Zur massiv kritisierten städtischen Informationspolitik sagte Würzberger: "Wir können nicht im Vorfeld mit Bürgern darüber diskutieren, ob wir eine Unterkunft in Betrieb nehmen oder nicht." Eine Diskussion mit den Anwohnern über die Standortwahl lehnte sie ab. "Das ist eine Informationsveranstaltung", stellte sie klar, und eine Anwohnerin rief ihr zu: "Wir werden uns mit allen zur Verfügung stehenden Mitteln wehren gegen den Umgang, den Sie hier mit uns pflegen. Das ist wirklich unter aller Sau!" Es habe seinen Grund, dass die Bürger so spät informiert worden seien, ergänzte Stöcklin und fügte an: "Das hat nichts damit zu tun, dass die Sozialdezernentin Bürgerinteressen mit Füßen tritt. Das sind Verschwörungstheorien, die können Sie gerne haben." "Jeder Vollidiot traut sich zu, ein leer stehendes Gebäude in Brand zu stecken", nannte der SEG-Geschäftsführer als Grund, dass die Anwohner spät informiert worden seien.
Stöcklin wies die Vorwürfe, die SEG habe versucht, das Gebäude ohne regulären Bauantrag als Flüchtlingsunterkunft umzubauen und damit den Denkmalschutz zu umgehen, zurück. Nach seiner Auskunft habe der Gesetzgeber mit Blick auf die Flüchtlingskrise die Möglichkeit geschaffen, dass die Bauaufsicht erlauben könne, dass ein Bauantrag erst sechs Monate nach Beginn der Arbeiten gestellt werden müsse. Dabei habe die SEG allerdings nicht bedacht, dass der Denkmalschutz außen vor blieb, weil dieser im Rahmen eines Bauantrages geprüft werde. Bis zum Sommer nächsten Jahres soll jetzt die Baugenehmigung vorliegen.

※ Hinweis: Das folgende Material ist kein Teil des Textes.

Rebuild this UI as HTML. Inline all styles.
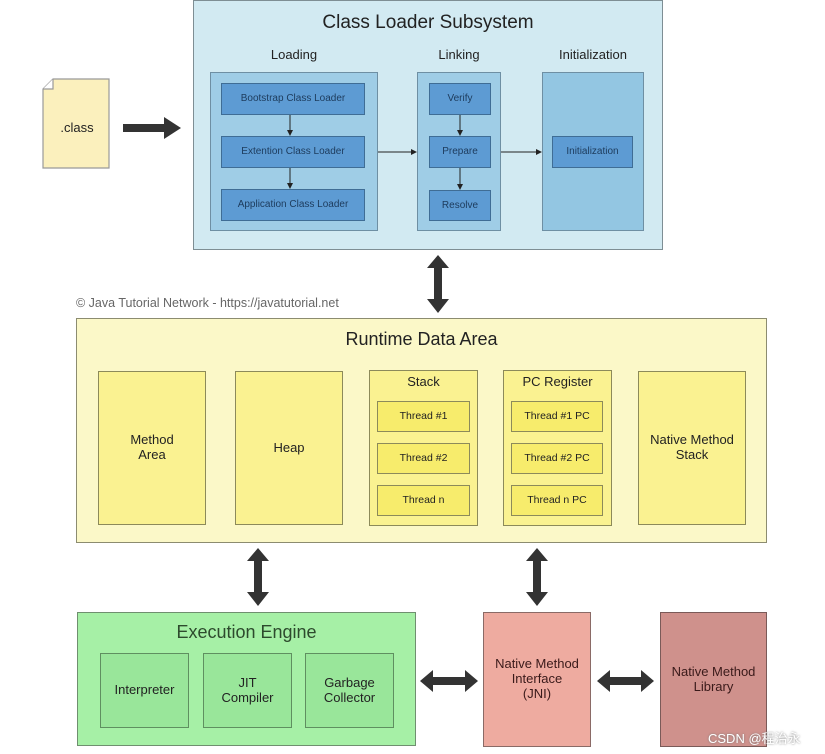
<!DOCTYPE html>
<html><head><meta charset="utf-8"><style>
*{margin:0;padding:0;box-sizing:border-box}
body{width:825px;height:754px;background:#fff;position:relative;overflow:hidden;font-family:"Liberation Sans",Arial,sans-serif;color:#222}
.b{position:absolute;border:1.5px solid #6b7a80;display:flex;align-items:center;justify-content:center;text-align:center;line-height:1.15}
.t{position:absolute;text-align:center;white-space:nowrap}
.bl{background:#5d9bd3;border-color:#3f6d95;font-size:10px;color:#1d3b5c}
.yl{background:#faf291;border-color:#8c8a5a;font-size:13px}
.ys{background:#f7ec6c;border-color:#8c8a5a;font-size:10.5px}
.gr{background:#99e69a;border-color:#5f8f60;font-size:13px}
</style></head><body>
<!-- class loader -->
<div class="b" style="left:193px;top:0;width:470px;height:250px;background:#d2eaf2;border-color:#7e8e94"></div>
<div class="t" style="left:193px;width:470px;top:12px;font-size:19px">Class Loader Subsystem</div>
<div class="t" style="left:209px;width:170px;top:47px;font-size:13px">Loading</div>
<div class="t" style="left:416px;width:86px;top:47px;font-size:13px">Linking</div>
<div class="t" style="left:542px;width:102px;top:47px;font-size:13px">Initialization</div>
<div class="b" style="left:210px;top:72px;width:168px;height:159px;background:#9fcde6;border-color:#6e8fa3"></div>
<div class="b" style="left:417px;top:72px;width:84px;height:159px;background:#9fcde6;border-color:#6e8fa3"></div>
<div class="b" style="left:542px;top:72px;width:102px;height:159px;background:#93c6e2;border-color:#6e8fa3"></div>
<div class="b bl" style="left:221px;top:83px;width:144px;height:32px">Bootstrap Class Loader</div>
<div class="b bl" style="left:221px;top:136px;width:144px;height:32px">Extention Class Loader</div>
<div class="b bl" style="left:221px;top:189px;width:144px;height:32px">Application Class Loader</div>
<div class="b bl" style="left:429px;top:83px;width:62px;height:32px">Verify</div>
<div class="b bl" style="left:429px;top:136px;width:62px;height:32px">Prepare</div>
<div class="b bl" style="left:429px;top:190px;width:62px;height:31px">Resolve</div>
<div class="b bl" style="left:552px;top:136px;width:81px;height:32px">Initialization</div>
<!-- doc -->
<svg style="position:absolute;left:0;top:0" width="825" height="754">
<defs><marker id="a" markerWidth="6" markerHeight="6" refX="5" refY="3" orient="auto"><path d="M0,0 L6,3 L0,6z" fill="#222"/></marker></defs>
<path d="M53,79 L109,79 L109,168 L43,168 L43,89 Z" fill="#fbf0bd" stroke="#999" stroke-width="1.2"/>
<path d="M43,89 L53,89 L53,79" fill="#fff" stroke="#999" stroke-width="1.2"/>
<text x="77" y="132" font-size="13" text-anchor="middle" font-family="Liberation Sans" fill="#222">.class</text>
<path d="M123,124 L164,124 L164,117 L181,128 L164,139 L164,132 L123,132Z" fill="#333"/>
<g stroke="#222" stroke-width="1" fill="none" marker-end="url(#a)">
<line x1="290" y1="115" x2="290" y2="135"/><line x1="290" y1="168" x2="290" y2="188"/>
<line x1="460" y1="115" x2="460" y2="135"/><line x1="460" y1="168" x2="460" y2="189"/>
<line x1="378" y1="152" x2="416" y2="152"/><line x1="501" y1="152" x2="541" y2="152"/>
</g>
<g fill="#333">
<path d="M438,255 L449,268 L442,268 L442,299 L449,299 L438,313 L427,299 L434,299 L434,268 L427,268Z"/>
<path d="M258,548 L269,561 L262,561 L262,592 L269,592 L258,606 L247,592 L254,592 L254,561 L247,561Z"/>
<path d="M537,548 L548,561 L541,561 L541,592 L548,592 L537,606 L526,592 L533,592 L533,561 L526,561Z"/>
<path d="M420,681 L433,670 L433,677 L465,677 L465,670 L478,681 L465,692 L465,685 L433,685 L433,692Z"/>
<path d="M597,681 L610,670 L610,677 L641,677 L641,670 L654,681 L641,692 L641,685 L610,685 L610,692Z"/>
</g>
</svg>
<div class="t" style="left:76px;top:296px;font-size:12.5px;color:#666">© Java Tutorial Network - https://javatutorial.net</div>
<!-- runtime -->
<div class="b" style="left:76px;top:318px;width:691px;height:225px;background:#fbf8c8;border-color:#8c8c70"></div>
<div class="t" style="left:76px;width:691px;top:329px;font-size:18px">Runtime Data Area</div>
<div class="b yl" style="left:98px;top:371px;width:108px;height:154px">Method<br>Area</div>
<div class="b yl" style="left:235px;top:371px;width:108px;height:154px">Heap</div>
<div class="b yl" style="left:369px;top:370px;width:109px;height:156px;align-items:flex-start;padding-top:4px">Stack</div>
<div class="b yl" style="left:503px;top:370px;width:109px;height:156px;align-items:flex-start;padding-top:4px">PC Register</div>
<div class="b yl" style="left:638px;top:371px;width:108px;height:154px">Native Method<br>Stack</div>
<div class="b ys" style="left:377px;top:401px;width:93px;height:31px">Thread #1</div>
<div class="b ys" style="left:377px;top:443px;width:93px;height:31px">Thread #2</div>
<div class="b ys" style="left:377px;top:485px;width:93px;height:31px">Thread n</div>
<div class="b ys" style="left:511px;top:401px;width:92px;height:31px">Thread #1 PC</div>
<div class="b ys" style="left:511px;top:443px;width:92px;height:31px">Thread #2 PC</div>
<div class="b ys" style="left:511px;top:485px;width:92px;height:31px">Thread n PC</div>
<!-- exec -->
<div class="b" style="left:77px;top:612px;width:339px;height:134px;background:#a6f0a6;border-color:#6f8f6f"></div>
<div class="t" style="left:77px;width:339px;top:622px;font-size:18px;color:#2d4a2d">Execution Engine</div>
<div class="b gr" style="left:100px;top:653px;width:89px;height:75px">Interpreter</div>
<div class="b gr" style="left:203px;top:653px;width:89px;height:75px">JIT<br>Compiler</div>
<div class="b gr" style="left:305px;top:653px;width:89px;height:75px">Garbage<br>Collector</div>
<div class="b" style="left:483px;top:612px;width:108px;height:135px;background:#eeaba0;border-color:#8a6a66;font-size:13px;color:#3a1a1a">Native Method<br>Interface<br>(JNI)</div>
<div class="b" style="left:660px;top:612px;width:107px;height:135px;background:#cf918c;border-color:#7a5a58;font-size:13px;color:#3a1a1a">Native Method<br>Library</div>
<div class="t" style="left:708px;top:728px;font-size:13px;color:#fff;font-family:'Liberation Sans','Noto Sans CJK SC',sans-serif;text-shadow:0 0 2px #777">CSDN @程治永</div>
</body></html>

Das ließen die Anwohner so nicht gelten und ein Wiesbadener Jurist warf Stöcklin vor, eine falsche Aussage zu treffen. Die SEG sei kein Träger öffentlicher Belange und habe daher nicht die Privilegierung, ohne Baugenehmigung bauen zu dürfen. Daran könnte die spätere Genehmigung scheitern, sagte er und ergänzte: "Wenn ein Bürger in Wiesbaden ohne Baugenehmigung baut und den Denkmalschutz nicht beachtet: Sie wissen, was dann los ist. Sie aber tun so, als könnten Sie machen, was sie wollen." robm.